EXERCISE TASK: What is the number of lines in the entries below that include the word "this"? Provide the number only.

MATERIALS PROVIDED:
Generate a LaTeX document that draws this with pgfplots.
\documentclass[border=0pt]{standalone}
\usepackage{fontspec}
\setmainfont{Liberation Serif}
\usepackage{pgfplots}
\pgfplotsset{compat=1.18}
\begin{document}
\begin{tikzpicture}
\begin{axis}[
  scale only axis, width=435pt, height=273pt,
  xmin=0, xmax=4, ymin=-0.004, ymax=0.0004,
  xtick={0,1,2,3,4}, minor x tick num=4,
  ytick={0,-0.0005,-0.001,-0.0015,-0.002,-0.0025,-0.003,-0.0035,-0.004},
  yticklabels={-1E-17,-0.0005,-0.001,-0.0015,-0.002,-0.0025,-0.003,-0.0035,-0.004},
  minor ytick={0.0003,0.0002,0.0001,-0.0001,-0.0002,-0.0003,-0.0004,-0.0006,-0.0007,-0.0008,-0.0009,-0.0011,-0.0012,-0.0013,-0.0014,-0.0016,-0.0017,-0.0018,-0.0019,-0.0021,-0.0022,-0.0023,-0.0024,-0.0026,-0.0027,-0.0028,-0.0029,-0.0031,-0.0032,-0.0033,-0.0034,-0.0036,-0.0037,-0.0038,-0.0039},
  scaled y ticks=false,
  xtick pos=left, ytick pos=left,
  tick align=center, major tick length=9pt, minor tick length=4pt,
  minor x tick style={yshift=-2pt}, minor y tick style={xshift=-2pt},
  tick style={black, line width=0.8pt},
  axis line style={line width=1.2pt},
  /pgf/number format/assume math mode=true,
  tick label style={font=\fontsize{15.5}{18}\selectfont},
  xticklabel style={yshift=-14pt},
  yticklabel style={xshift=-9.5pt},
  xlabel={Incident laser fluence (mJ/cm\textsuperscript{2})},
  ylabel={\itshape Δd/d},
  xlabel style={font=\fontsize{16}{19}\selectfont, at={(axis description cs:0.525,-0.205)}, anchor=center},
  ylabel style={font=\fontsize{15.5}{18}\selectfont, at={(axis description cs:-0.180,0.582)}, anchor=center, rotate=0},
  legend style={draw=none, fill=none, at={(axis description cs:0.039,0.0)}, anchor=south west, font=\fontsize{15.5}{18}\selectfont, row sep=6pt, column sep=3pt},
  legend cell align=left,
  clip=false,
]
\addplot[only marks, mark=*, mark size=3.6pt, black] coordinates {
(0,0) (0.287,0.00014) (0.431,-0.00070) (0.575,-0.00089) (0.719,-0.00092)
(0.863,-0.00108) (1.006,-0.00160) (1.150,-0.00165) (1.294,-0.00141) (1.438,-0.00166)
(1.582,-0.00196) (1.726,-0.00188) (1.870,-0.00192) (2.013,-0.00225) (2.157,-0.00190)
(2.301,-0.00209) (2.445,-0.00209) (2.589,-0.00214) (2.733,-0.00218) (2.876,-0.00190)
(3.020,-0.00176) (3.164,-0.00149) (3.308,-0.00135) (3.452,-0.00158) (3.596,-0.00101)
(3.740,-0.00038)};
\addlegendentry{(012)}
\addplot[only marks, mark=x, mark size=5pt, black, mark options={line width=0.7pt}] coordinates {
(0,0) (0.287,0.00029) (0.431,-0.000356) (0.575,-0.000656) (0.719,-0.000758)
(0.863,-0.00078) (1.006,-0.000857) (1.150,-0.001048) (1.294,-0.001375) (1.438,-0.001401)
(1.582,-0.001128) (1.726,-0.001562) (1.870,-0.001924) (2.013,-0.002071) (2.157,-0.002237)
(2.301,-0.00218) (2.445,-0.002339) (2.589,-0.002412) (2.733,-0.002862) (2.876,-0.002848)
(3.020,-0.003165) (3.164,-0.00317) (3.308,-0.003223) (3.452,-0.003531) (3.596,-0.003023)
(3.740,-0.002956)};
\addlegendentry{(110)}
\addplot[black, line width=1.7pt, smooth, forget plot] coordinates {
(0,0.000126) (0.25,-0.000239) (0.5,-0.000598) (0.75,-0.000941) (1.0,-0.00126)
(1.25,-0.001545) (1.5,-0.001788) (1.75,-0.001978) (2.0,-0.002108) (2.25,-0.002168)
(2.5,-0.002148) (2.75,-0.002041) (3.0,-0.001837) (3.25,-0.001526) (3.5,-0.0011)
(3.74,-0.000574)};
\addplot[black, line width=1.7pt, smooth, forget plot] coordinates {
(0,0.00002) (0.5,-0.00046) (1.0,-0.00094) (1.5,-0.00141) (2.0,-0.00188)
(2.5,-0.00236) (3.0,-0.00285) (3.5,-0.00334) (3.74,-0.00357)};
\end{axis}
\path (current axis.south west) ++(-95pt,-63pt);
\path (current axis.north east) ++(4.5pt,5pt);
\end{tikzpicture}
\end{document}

---

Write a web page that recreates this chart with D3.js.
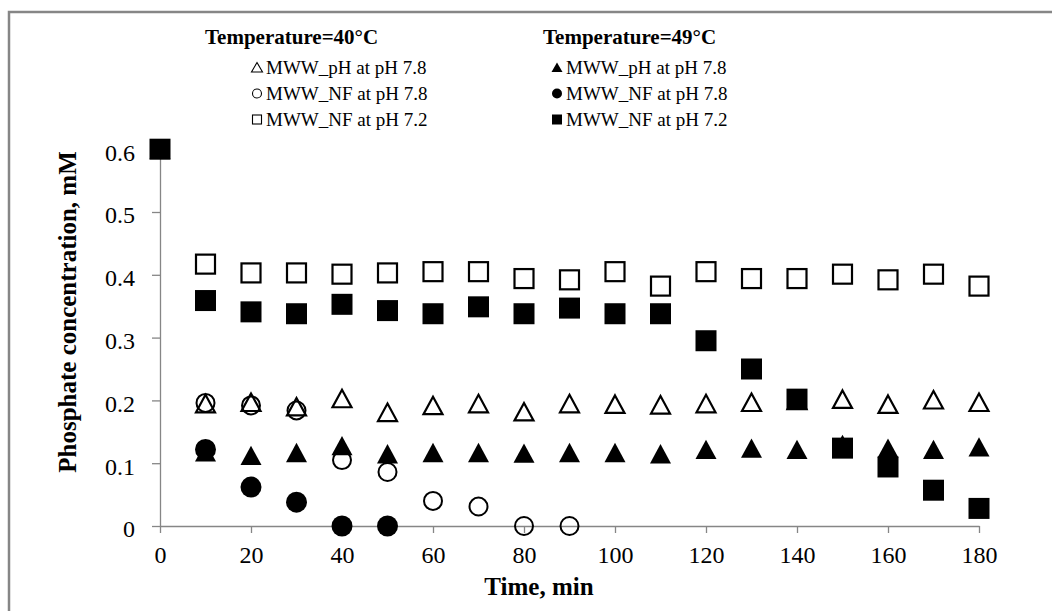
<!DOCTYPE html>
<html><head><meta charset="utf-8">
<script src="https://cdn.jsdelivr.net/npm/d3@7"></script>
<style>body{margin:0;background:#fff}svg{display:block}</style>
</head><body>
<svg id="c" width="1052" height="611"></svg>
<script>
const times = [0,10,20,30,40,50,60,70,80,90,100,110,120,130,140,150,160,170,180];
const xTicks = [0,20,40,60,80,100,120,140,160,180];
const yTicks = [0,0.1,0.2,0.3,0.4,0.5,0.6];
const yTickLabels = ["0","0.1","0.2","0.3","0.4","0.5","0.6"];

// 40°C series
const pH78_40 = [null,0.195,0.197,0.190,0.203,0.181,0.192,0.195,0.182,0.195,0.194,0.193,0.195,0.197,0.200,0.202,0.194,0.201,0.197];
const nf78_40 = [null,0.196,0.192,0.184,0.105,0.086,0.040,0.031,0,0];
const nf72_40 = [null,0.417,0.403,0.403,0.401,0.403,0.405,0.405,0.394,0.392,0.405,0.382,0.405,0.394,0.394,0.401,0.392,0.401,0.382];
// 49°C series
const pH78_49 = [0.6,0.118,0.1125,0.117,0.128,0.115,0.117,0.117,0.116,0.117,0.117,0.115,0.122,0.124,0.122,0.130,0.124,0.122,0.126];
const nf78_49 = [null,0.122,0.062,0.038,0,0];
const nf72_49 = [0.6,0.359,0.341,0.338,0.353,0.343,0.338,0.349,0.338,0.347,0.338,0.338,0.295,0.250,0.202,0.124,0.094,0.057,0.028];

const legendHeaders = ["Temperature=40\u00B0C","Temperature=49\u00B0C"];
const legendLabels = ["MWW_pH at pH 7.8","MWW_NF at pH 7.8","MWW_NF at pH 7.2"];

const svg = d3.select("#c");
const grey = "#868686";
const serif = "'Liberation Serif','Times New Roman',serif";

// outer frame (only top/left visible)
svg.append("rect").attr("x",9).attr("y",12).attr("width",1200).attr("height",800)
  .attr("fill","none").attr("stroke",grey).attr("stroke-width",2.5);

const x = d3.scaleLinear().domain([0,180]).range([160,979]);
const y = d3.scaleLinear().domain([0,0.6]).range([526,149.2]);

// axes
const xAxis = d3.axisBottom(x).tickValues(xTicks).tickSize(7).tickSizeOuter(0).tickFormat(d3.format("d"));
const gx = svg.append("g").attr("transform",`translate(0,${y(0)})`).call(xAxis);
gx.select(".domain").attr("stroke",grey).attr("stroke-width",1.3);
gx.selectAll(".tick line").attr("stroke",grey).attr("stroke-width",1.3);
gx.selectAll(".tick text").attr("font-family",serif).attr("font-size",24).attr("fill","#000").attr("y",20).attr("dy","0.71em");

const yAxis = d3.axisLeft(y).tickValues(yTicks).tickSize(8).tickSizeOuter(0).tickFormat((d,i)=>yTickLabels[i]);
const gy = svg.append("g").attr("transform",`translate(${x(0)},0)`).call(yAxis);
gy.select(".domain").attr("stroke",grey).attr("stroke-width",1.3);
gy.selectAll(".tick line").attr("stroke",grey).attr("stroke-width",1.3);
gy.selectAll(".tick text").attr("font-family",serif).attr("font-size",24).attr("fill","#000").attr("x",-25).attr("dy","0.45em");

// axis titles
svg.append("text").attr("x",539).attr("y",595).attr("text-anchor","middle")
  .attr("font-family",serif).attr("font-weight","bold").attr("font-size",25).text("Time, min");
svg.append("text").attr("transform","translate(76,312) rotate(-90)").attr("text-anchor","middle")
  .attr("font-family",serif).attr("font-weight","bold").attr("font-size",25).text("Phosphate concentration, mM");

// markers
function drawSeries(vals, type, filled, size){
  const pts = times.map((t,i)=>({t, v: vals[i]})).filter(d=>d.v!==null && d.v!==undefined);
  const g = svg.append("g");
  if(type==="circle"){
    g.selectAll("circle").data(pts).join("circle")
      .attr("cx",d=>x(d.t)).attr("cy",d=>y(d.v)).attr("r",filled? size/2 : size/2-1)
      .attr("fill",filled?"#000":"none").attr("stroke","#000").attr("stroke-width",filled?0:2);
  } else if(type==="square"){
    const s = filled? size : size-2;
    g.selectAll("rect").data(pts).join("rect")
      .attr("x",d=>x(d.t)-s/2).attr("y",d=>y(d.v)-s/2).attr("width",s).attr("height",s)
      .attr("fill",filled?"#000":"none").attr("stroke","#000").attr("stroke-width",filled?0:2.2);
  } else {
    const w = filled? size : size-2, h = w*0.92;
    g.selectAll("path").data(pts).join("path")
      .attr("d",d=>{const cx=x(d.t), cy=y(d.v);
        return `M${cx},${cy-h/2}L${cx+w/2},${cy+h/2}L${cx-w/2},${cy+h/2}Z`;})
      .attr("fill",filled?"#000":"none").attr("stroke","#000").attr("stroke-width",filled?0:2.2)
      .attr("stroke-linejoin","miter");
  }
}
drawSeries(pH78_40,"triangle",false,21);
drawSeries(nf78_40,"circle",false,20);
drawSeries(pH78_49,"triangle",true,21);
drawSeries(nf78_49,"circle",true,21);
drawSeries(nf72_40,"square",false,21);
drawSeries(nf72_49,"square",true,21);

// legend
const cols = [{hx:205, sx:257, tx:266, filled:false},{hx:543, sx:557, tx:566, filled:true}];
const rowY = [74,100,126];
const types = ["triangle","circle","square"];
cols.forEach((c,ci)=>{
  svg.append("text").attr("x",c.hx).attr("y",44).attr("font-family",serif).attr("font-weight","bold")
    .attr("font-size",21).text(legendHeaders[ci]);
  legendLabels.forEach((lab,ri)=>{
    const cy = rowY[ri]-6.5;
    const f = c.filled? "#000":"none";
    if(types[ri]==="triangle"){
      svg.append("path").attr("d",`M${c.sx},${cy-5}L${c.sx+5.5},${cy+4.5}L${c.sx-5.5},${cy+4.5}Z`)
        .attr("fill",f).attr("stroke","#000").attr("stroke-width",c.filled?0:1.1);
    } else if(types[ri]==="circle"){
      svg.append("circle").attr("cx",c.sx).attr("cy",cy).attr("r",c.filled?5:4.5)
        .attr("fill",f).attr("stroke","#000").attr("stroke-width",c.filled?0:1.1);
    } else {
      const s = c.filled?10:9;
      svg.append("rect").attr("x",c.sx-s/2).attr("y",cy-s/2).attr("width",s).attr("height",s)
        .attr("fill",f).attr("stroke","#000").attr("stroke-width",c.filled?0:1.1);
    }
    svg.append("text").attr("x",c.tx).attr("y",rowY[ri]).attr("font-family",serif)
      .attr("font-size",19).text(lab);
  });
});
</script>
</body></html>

SOLUTION BELOW: 2